EXERCISE:
Exactly retype the lines from the top of the data through the line containing "const yName = 'REE/NASC';", leaving out every picture.

DATA SEGMENT:
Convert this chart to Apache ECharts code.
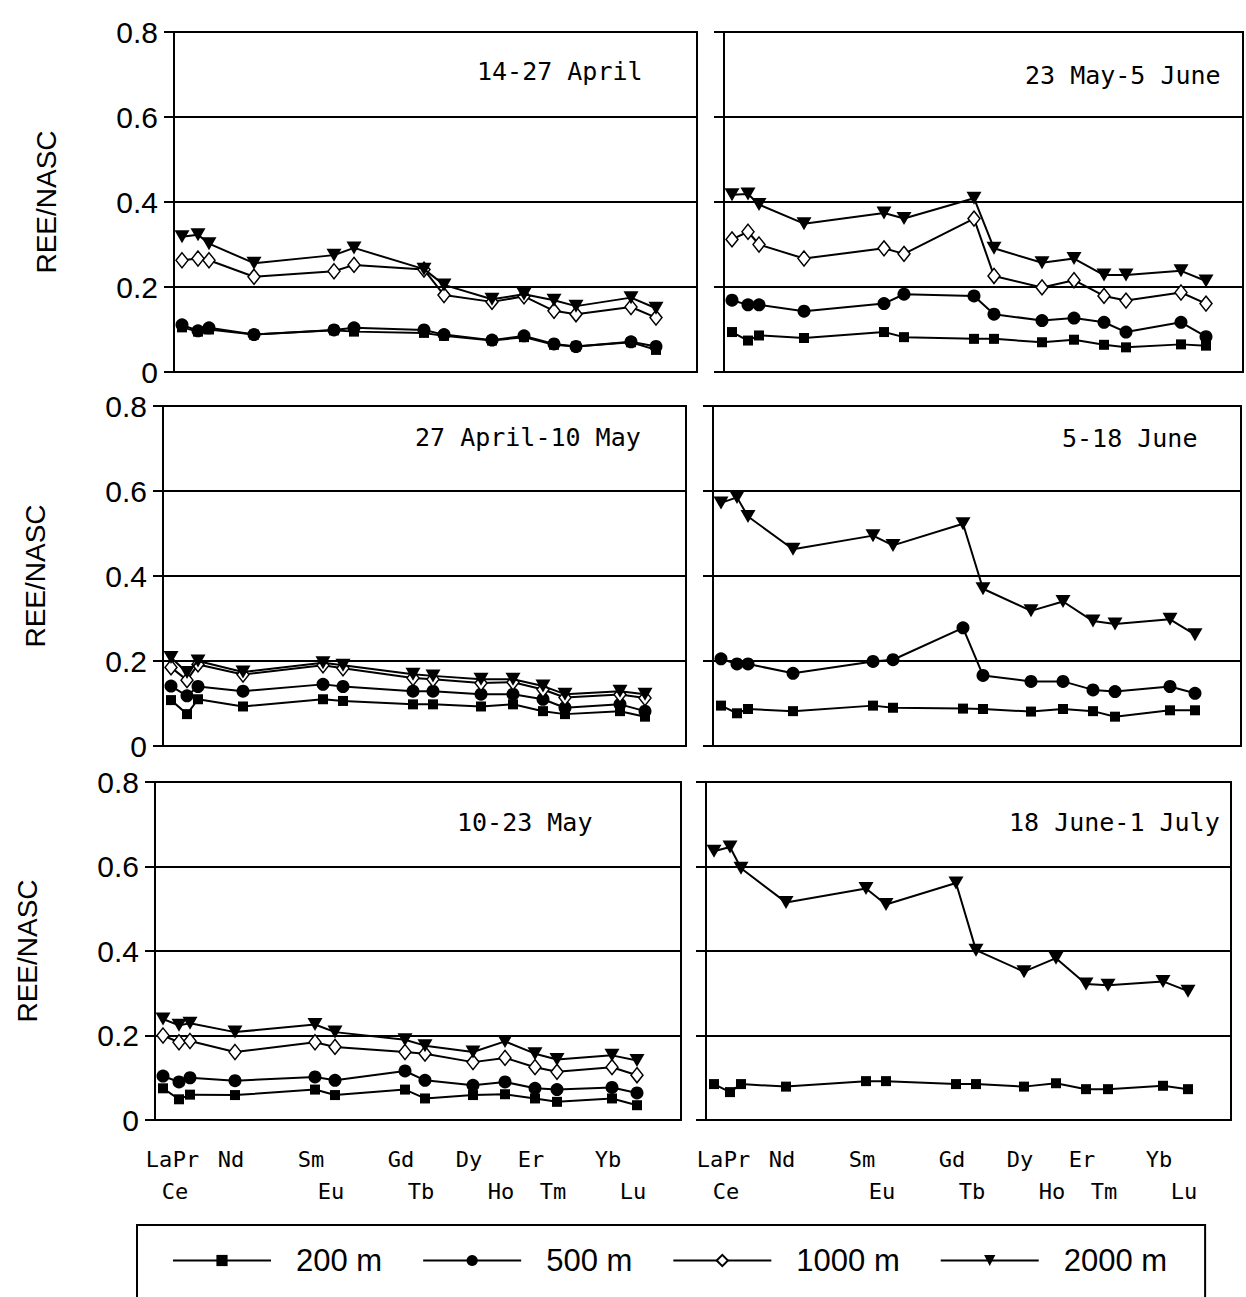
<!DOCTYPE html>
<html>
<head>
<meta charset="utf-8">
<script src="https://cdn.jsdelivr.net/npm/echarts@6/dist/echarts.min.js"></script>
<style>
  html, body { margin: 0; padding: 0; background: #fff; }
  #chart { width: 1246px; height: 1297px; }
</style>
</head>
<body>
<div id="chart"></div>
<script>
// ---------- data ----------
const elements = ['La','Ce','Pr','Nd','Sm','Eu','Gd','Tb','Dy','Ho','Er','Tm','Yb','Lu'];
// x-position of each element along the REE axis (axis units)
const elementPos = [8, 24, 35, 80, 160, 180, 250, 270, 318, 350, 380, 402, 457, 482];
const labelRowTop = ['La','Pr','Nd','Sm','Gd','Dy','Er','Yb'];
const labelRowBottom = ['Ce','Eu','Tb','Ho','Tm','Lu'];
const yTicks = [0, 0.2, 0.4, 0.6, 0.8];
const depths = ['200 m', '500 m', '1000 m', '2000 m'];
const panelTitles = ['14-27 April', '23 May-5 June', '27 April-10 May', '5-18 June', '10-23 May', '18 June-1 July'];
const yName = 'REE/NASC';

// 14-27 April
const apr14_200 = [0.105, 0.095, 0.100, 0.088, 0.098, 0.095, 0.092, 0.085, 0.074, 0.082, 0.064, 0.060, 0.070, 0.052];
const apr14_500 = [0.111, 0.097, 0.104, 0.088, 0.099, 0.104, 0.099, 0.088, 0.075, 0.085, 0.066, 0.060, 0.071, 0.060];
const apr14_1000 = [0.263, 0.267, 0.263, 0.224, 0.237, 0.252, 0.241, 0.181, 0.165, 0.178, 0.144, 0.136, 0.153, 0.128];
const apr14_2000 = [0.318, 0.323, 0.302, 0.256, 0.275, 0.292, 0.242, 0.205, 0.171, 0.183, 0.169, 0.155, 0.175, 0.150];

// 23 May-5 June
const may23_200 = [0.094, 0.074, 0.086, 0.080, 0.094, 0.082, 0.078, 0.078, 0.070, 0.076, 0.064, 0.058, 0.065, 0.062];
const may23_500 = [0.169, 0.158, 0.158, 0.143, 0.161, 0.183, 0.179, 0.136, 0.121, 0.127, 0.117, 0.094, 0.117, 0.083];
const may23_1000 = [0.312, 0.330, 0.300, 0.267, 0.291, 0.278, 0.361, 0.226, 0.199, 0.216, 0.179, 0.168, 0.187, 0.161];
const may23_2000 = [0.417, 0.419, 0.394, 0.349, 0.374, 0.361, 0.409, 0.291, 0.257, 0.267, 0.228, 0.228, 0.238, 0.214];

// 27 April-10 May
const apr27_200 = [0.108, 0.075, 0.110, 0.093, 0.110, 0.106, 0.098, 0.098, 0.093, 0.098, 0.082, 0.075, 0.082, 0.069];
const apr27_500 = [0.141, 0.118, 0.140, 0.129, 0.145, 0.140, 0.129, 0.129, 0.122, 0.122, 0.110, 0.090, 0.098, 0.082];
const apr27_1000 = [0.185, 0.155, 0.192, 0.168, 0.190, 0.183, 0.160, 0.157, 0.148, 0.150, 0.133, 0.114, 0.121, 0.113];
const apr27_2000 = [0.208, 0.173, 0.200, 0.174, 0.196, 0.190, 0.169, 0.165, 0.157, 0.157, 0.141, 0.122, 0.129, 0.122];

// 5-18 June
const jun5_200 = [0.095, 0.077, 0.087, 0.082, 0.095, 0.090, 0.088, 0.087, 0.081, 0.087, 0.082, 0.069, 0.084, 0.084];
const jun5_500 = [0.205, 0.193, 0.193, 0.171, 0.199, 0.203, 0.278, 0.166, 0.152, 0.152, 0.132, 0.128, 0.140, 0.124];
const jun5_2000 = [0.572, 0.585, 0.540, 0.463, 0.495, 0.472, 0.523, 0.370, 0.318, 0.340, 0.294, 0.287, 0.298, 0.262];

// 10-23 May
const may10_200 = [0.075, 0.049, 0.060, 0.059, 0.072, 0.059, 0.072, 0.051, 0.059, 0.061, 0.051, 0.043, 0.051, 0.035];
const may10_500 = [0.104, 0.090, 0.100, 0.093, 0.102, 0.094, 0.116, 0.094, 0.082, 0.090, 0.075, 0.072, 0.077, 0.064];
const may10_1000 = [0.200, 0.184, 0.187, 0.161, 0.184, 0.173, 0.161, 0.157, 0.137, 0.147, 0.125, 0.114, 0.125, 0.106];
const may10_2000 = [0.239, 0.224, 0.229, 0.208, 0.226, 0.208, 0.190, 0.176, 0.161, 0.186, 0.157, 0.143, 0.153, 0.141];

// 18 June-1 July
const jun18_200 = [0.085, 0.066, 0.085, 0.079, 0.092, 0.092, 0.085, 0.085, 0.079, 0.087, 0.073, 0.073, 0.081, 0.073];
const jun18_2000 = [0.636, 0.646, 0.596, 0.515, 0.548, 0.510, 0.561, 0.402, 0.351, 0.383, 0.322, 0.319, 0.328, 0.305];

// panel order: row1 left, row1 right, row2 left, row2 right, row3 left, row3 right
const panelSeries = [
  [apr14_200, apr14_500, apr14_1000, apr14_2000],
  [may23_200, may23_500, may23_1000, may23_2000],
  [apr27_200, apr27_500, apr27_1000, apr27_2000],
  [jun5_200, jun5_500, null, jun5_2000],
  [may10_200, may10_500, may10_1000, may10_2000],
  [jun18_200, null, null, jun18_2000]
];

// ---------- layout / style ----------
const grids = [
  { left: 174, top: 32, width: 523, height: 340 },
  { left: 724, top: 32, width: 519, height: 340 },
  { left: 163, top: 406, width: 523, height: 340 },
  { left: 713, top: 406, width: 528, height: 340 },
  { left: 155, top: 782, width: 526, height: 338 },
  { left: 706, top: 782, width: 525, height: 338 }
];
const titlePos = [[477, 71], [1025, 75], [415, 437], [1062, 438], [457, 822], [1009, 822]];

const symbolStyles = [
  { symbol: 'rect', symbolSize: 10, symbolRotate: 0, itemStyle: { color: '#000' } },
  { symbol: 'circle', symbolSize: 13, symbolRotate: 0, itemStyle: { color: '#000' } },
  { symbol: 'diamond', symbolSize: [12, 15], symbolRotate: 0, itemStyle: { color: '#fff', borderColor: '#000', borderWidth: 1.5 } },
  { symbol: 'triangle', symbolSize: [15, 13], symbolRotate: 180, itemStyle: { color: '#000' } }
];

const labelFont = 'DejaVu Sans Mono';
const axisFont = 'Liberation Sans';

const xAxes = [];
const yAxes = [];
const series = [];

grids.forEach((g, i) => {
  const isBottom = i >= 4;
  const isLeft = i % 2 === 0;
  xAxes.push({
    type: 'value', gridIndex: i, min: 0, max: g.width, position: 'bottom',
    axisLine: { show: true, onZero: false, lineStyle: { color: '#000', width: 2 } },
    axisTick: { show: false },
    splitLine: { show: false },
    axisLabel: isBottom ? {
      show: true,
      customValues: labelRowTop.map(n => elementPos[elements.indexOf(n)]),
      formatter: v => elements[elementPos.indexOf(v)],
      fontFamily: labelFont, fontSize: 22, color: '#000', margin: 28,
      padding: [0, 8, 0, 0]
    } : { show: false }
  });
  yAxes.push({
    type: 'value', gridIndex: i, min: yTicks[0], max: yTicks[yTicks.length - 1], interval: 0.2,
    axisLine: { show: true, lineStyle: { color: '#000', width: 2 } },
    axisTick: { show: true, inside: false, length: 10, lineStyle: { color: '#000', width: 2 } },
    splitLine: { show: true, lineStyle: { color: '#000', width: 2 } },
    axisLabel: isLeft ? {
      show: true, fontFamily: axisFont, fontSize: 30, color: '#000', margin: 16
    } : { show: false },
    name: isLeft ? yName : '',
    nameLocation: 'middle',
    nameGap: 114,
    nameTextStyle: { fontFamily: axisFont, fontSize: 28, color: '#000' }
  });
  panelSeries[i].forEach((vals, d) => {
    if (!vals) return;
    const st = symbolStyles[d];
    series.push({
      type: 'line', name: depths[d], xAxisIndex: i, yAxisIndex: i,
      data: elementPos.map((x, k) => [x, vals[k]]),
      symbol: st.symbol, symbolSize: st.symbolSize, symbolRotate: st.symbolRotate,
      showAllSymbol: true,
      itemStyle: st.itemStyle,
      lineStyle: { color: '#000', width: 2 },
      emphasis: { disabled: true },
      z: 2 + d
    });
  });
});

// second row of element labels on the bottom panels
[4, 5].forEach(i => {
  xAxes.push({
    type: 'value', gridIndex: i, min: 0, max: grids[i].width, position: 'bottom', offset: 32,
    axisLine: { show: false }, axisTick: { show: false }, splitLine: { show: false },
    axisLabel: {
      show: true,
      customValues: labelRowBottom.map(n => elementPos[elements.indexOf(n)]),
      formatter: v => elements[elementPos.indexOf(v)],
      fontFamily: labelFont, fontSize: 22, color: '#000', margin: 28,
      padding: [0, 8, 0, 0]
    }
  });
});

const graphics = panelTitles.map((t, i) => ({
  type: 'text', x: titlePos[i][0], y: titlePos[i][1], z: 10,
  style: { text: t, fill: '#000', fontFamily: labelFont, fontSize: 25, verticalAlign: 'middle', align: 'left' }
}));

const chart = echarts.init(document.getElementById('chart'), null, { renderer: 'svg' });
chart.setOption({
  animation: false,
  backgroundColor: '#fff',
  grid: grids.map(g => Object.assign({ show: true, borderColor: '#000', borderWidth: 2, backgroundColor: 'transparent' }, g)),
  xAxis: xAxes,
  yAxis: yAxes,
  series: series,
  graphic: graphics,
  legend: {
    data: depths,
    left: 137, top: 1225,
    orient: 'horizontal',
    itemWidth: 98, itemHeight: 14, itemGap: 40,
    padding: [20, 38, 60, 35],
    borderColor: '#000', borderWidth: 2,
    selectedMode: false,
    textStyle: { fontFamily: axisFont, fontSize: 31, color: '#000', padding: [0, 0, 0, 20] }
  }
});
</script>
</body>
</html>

CORRECT ANSWER:
Convert this chart to Apache ECharts code.
<!DOCTYPE html>
<html>
<head>
<meta charset="utf-8">
<script src="https://cdn.jsdelivr.net/npm/echarts@6/dist/echarts.min.js"></script>
<style>
  html, body { margin: 0; padding: 0; background: #fff; }
  #chart { width: 1246px; height: 1297px; }
</style>
</head>
<body>
<div id="chart"></div>
<script>
// ---------- data ----------
const elements = ['La','Ce','Pr','Nd','Sm','Eu','Gd','Tb','Dy','Ho','Er','Tm','Yb','Lu'];
// x-position of each element along the REE axis (axis units)
const elementPos = [8, 24, 35, 80, 160, 180, 250, 270, 318, 350, 380, 402, 457, 482];
const labelRowTop = ['La','Pr','Nd','Sm','Gd','Dy','Er','Yb'];
const labelRowBottom = ['Ce','Eu','Tb','Ho','Tm','Lu'];
const yTicks = [0, 0.2, 0.4, 0.6, 0.8];
const depths = ['200 m', '500 m', '1000 m', '2000 m'];
const panelTitles = ['14-27 April', '23 May-5 June', '27 April-10 May', '5-18 June', '10-23 May', '18 June-1 July'];
const yName = 'REE/NASC';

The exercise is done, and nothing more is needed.